主人公となる音楽家たちは誰もが皆その日暮らしのチンピラであり、同時にクールな伊達者だ。コミック『レベティコ』はそんな音楽家たちの根無し草のような飄々とした生き方と、刹那主義的なニヒリズムと、仲間を愛する温かさを、地中海の明るく乾いた空気を思わせる筆致で描いてゆく。

当時の彼らの音楽は政府によって堕落した音楽と見なされ、官憲による陰湿な検挙が執拗に繰り返されるが、それでも彼らは音楽を奏でることを止めない。それは彼らの自由な生き方を愛する気概がそうさせているのだ。そして自由を愛するがゆえに彼らはアナーキストであり、そんなチンピラなりの矜持が、ひたすらカッコよく、粋なのである。

圧巻なのはやはり演奏シーンだろう。酒場で、ハシシ窟で彼らが演奏を始める時、紙の本を読んでいるのにまごう事なき音楽が聴こえてくる。そして聴こえない筈のその音楽に(そしてハシシの香りに)、酔わされてしまうのだ。

たった一日の出来事を描いているにも関わらずそこに登場する男たちの物語は非常に濃厚であり、あたかも上質のヨーロッパ映画を観せられているかのようだ。どこまでも艶っぽい男たちの怪し気な魅力と音楽コミックとしての魅力、双方の魅力を兼ね備えたこの作品は音楽好きにも是非お勧めしたい。 

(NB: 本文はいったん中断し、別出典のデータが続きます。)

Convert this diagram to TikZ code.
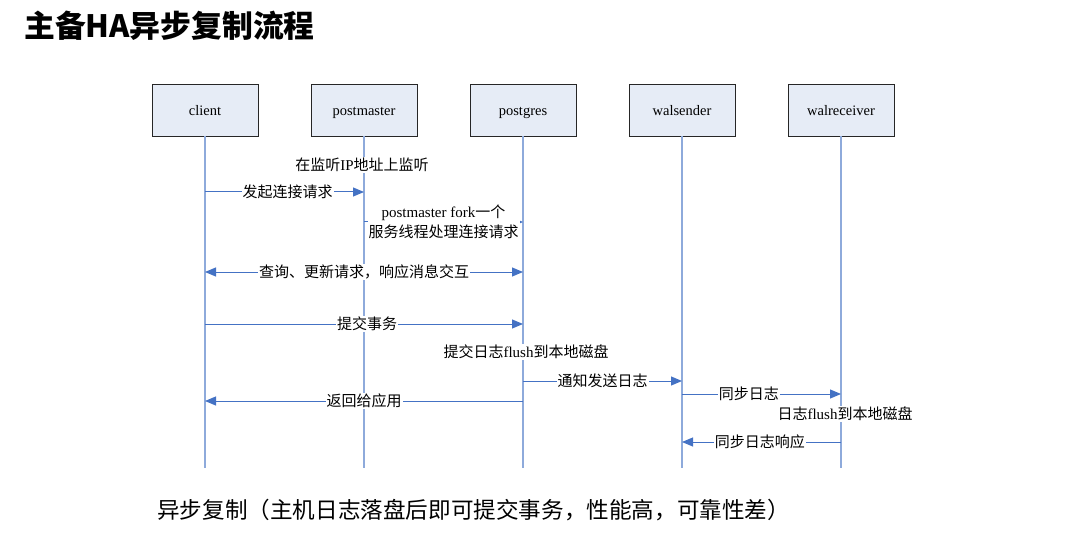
\documentclass[tikz,border=0pt]{standalone}
\usepackage{fontspec}
\setmainfont{Liberation Serif}
\newfontfamily\cjk{Noto Sans CJK SC}
\usetikzlibrary{arrows.meta}
\definecolor{boxfill}{HTML}{E6ECF6}
\definecolor{lifec}{HTML}{8EAADB}
\definecolor{msgc}{HTML}{4472C4}
\tikzset{
  actor/.style={draw=black!85, line width=0.9pt, fill=boxfill, minimum width=106pt, minimum height=52pt, inner sep=0pt, text height=12pt, text depth=0pt, font=\fontsize{14.5}{16}\selectfont},
  life/.style={draw=lifec, line width=1.1pt},
  msg/.style={draw=msgc, line width=1pt, -{Triangle[length=11pt,width=9pt]}},
  dmsg/.style={draw=msgc, line width=1pt, {Triangle[length=11pt,width=9pt]}-{Triangle[length=11pt,width=9pt]}},
  lbl/.style={fill=white, inner sep=1pt, font=\fontsize{15}{20}\selectfont, text=black},
  note/.style={fill=white, inner sep=1pt, font=\fontsize{15}{20}\selectfont, text=black}
}
\begin{document}
\begin{tikzpicture}[x=1pt,y=-1pt]
\useasboundingbox (0,0) rectangle (1070,553);
% title
\node[anchor=west, inner sep=0pt, font={\cjk\bfseries\fontsize{30.8}{34}\selectfont}] (title) at (24,26) {主备HA异步复制流程};
% actors
\node[actor] (client) at (205,110) {client};
\node[actor] (pm) at (364,110) {postmaster};
\node[actor] (pg) at (523,110) {postgres};
\node[actor] (ws) at (682,110) {walsender};
\node[actor] (wr) at (841,110) {walreceiver};
% lifeline ends
\coordinate (clientE) at (205,468);
\coordinate (pmE) at (364,468);
\coordinate (pgE) at (523,468);
\coordinate (wsE) at (682,468);
\coordinate (wrE) at (841,468);
\draw[life] (client.south) -- (clientE);
\draw[life] (pm.south) -- (pmE);
\draw[life] (pg.south) -- (pgE);
\draw[life] (ws.south) -- (wsE);
\draw[life] (wr.south) -- (wrE);
% message points
\coordinate (c1) at (205,192); \coordinate (p1) at (364,192);
\coordinate (p2) at (364,222); \coordinate (g2) at (523,222);
\coordinate (c3) at (205,272); \coordinate (g3) at (523,272);
\coordinate (c4) at (205,324); \coordinate (g4) at (523,324);
\coordinate (g5) at (523,381); \coordinate (s5) at (682,381);
\coordinate (g6) at (523,401); \coordinate (c6) at (205,401);
\coordinate (s7) at (682,394); \coordinate (r7) at (841,394);
\coordinate (r8) at (841,442); \coordinate (s8) at (682,442);
% notes
\node[note] (n1) at (362,165) {{\cjk 在监听}IP{\cjk 地址上监听}};
\node[note] (n2) at (526,352) {{\cjk 提交日志}flush{\cjk 到本地磁盘}};
\node[note] (n3) at (845,414) {{\cjk 日志}flush{\cjk 到本地磁盘}};
% messages
\draw[msg] (c1) -- node[lbl, pos=0.52] {\cjk 发起连接请求} (p1);
\draw[msg] (p2) -- node[lbl, align=center, inner sep=1pt] {postmaster fork{\cjk 一个}\\{\cjk 服务线程处理连接请求}} (g2);
\draw[dmsg] (c3) -- node[lbl] {\cjk 查询、更新请求，响应消息交互} (g3);
\draw[msg] (c4) -- node[lbl, pos=0.51] {\cjk 提交事务} (g4);
\draw[msg] (g5) -- node[lbl] {\cjk 通知发送日志} (s5);
\draw[msg] (g6) -- node[lbl] {\cjk 返回给应用} (c6);
\draw[msg] (s7) -- node[lbl, pos=0.42] {\cjk 同步日志} (r7);
\draw[msg] (r8) -- node[lbl, pos=0.51] {\cjk 同步日志响应} (s8);
% footer
\node[anchor=west, inner sep=0pt, font={\cjk\fontsize{22.6}{26}\selectfont}] (foot) at (157,510) {异步复制（主机日志落盘后即可提交事务，性能高，可靠性差）};
\end{tikzpicture}
\end{document}
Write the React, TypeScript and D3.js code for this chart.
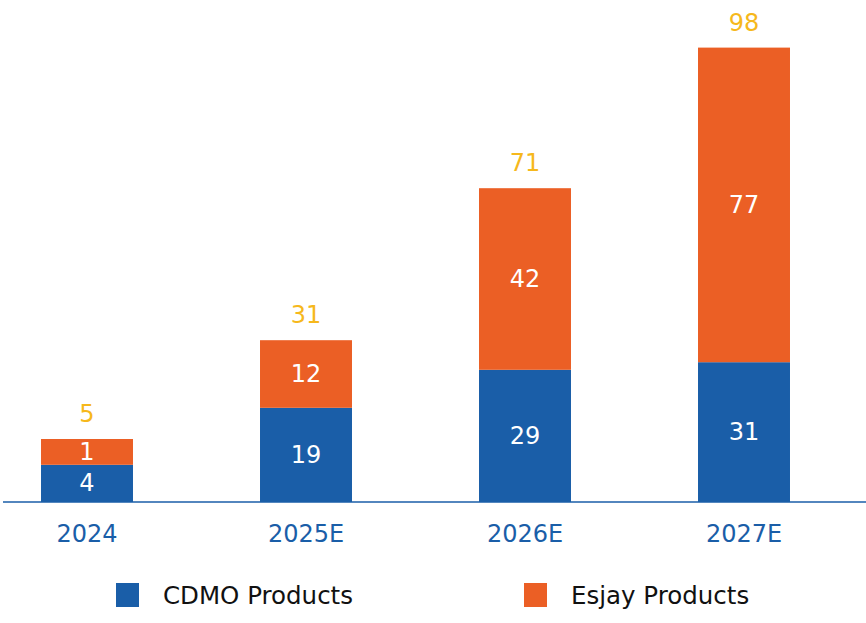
import React, { useEffect, useRef } from "react";
import * as d3 from "d3";

const years = ["2024", "2025E", "2026E", "2027E"];
const cdmo = [4, 19, 29, 31];
const esjay = [1, 12, 42, 77];
const totals = [5, 31, 71, 98];
const seriesNames = ["CDMO Products", "Esjay Products"];

const BLUE = "#1a5ea8";
const ORANGE = "#eb5f25";
const GOLD = "#f6b81c";
const FONT = "'DejaVu Sans', sans-serif";

const App: React.FC = () => {
  const svgRef = useRef<SVGSVGElement>(null);

  useEffect(() => {
    if (!svgRef.current) return;
    const svg = d3.select(svgRef.current);
    svg.selectAll("*").remove();

    const width = 866;
    const height = 623;
    const baseY = 502;

    svg.attr("width", width).attr("height", height);

    const x = d3
      .scaleBand<string>()
      .domain(years)
      .range([-22.5, 853.5])
      .paddingInner(0.58)
      .paddingOuter(0.29);

    // infographic-style segment scale (each segment gets a minimum height)
    const segH = d3.scaleLinear().domain([0, 77]).range([22, 22 + 3.8 * 77]);

    // axis line
    svg
      .append("line")
      .attr("x1", 3)
      .attr("x2", width)
      .attr("y1", baseY)
      .attr("y2", baseY)
      .attr("stroke", BLUE)
      .attr("stroke-width", 1.5);

    years.forEach((year, i) => {
      const bx = x(year) || 0;
      const bw = x.bandwidth();
      const cx = bx + bw / 2;
      const hBlue = segH(cdmo[i]);
      const hOrange = segH(esjay[i]);
      const blueTop = baseY - hBlue;
      const orangeTop = blueTop - hOrange;

      const g = svg.append("g");

      g.append("rect")
        .attr("x", bx)
        .attr("y", blueTop)
        .attr("width", bw)
        .attr("height", hBlue)
        .attr("fill", BLUE);

      g.append("rect")
        .attr("x", bx)
        .attr("y", orangeTop)
        .attr("width", bw)
        .attr("height", hOrange)
        .attr("fill", ORANGE);

      g.append("text")
        .attr("x", cx)
        .attr("y", blueTop + hBlue / 2)
        .attr("text-anchor", "middle")
        .attr("dominant-baseline", "central")
        .style("font-family", FONT)
        .style("font-size", "24px")
        .style("fill", "#fff")
        .text(cdmo[i]);

      g.append("text")
        .attr("x", cx)
        .attr("y", orangeTop + hOrange / 2)
        .attr("text-anchor", "middle")
        .attr("dominant-baseline", "central")
        .style("font-family", FONT)
        .style("font-size", "24px")
        .style("fill", "#fff")
        .text(esjay[i]);

      g.append("text")
        .attr("x", cx)
        .attr("y", orangeTop - 25)
        .attr("text-anchor", "middle")
        .attr("dominant-baseline", "central")
        .style("font-family", FONT)
        .style("font-size", "24px")
        .style("fill", GOLD)
        .text(totals[i]);

      g.append("text")
        .attr("x", cx)
        .attr("y", 534)
        .attr("text-anchor", "middle")
        .attr("dominant-baseline", "central")
        .style("font-family", FONT)
        .style("font-size", "24px")
        .style("fill", BLUE)
        .text(year);
    });

    // legend
    const legendItems = [
      { name: seriesNames[0], color: BLUE, x: 116 },
      { name: seriesNames[1], color: ORANGE, x: 524 },
    ];
    legendItems.forEach((item) => {
      svg
        .append("rect")
        .attr("x", item.x)
        .attr("y", 583)
        .attr("width", 23)
        .attr("height", 24)
        .attr("fill", item.color);
      svg
        .append("text")
        .attr("x", item.x + 47)
        .attr("y", 595)
        .attr("dominant-baseline", "central")
        .style("font-family", FONT)
        .style("font-size", "24.5px")
        .style("fill", "#111")
        .text(item.name);
    });
  }, []);

  return (
    <svg
      ref={svgRef}
      style={{ position: "absolute", left: 0, top: 0, background: "#fff" }}
    ></svg>
  );
};

export default App;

なおこの作品はバンドデシネ翻訳者・原正人氏によるクラウドファンディング立ち上げにより出版可能となった作品であり、実はこのオレもこのクラウドファンディングに微力ながら参加させていただいた。こうして出版に漕ぎ着け、自分がほんの僅かなりとも関わった書籍の現物を手にした時の感慨はひとしおであった。今後も原正人氏主催によるサウザンブックスの動向に注目してゆきたいと思う。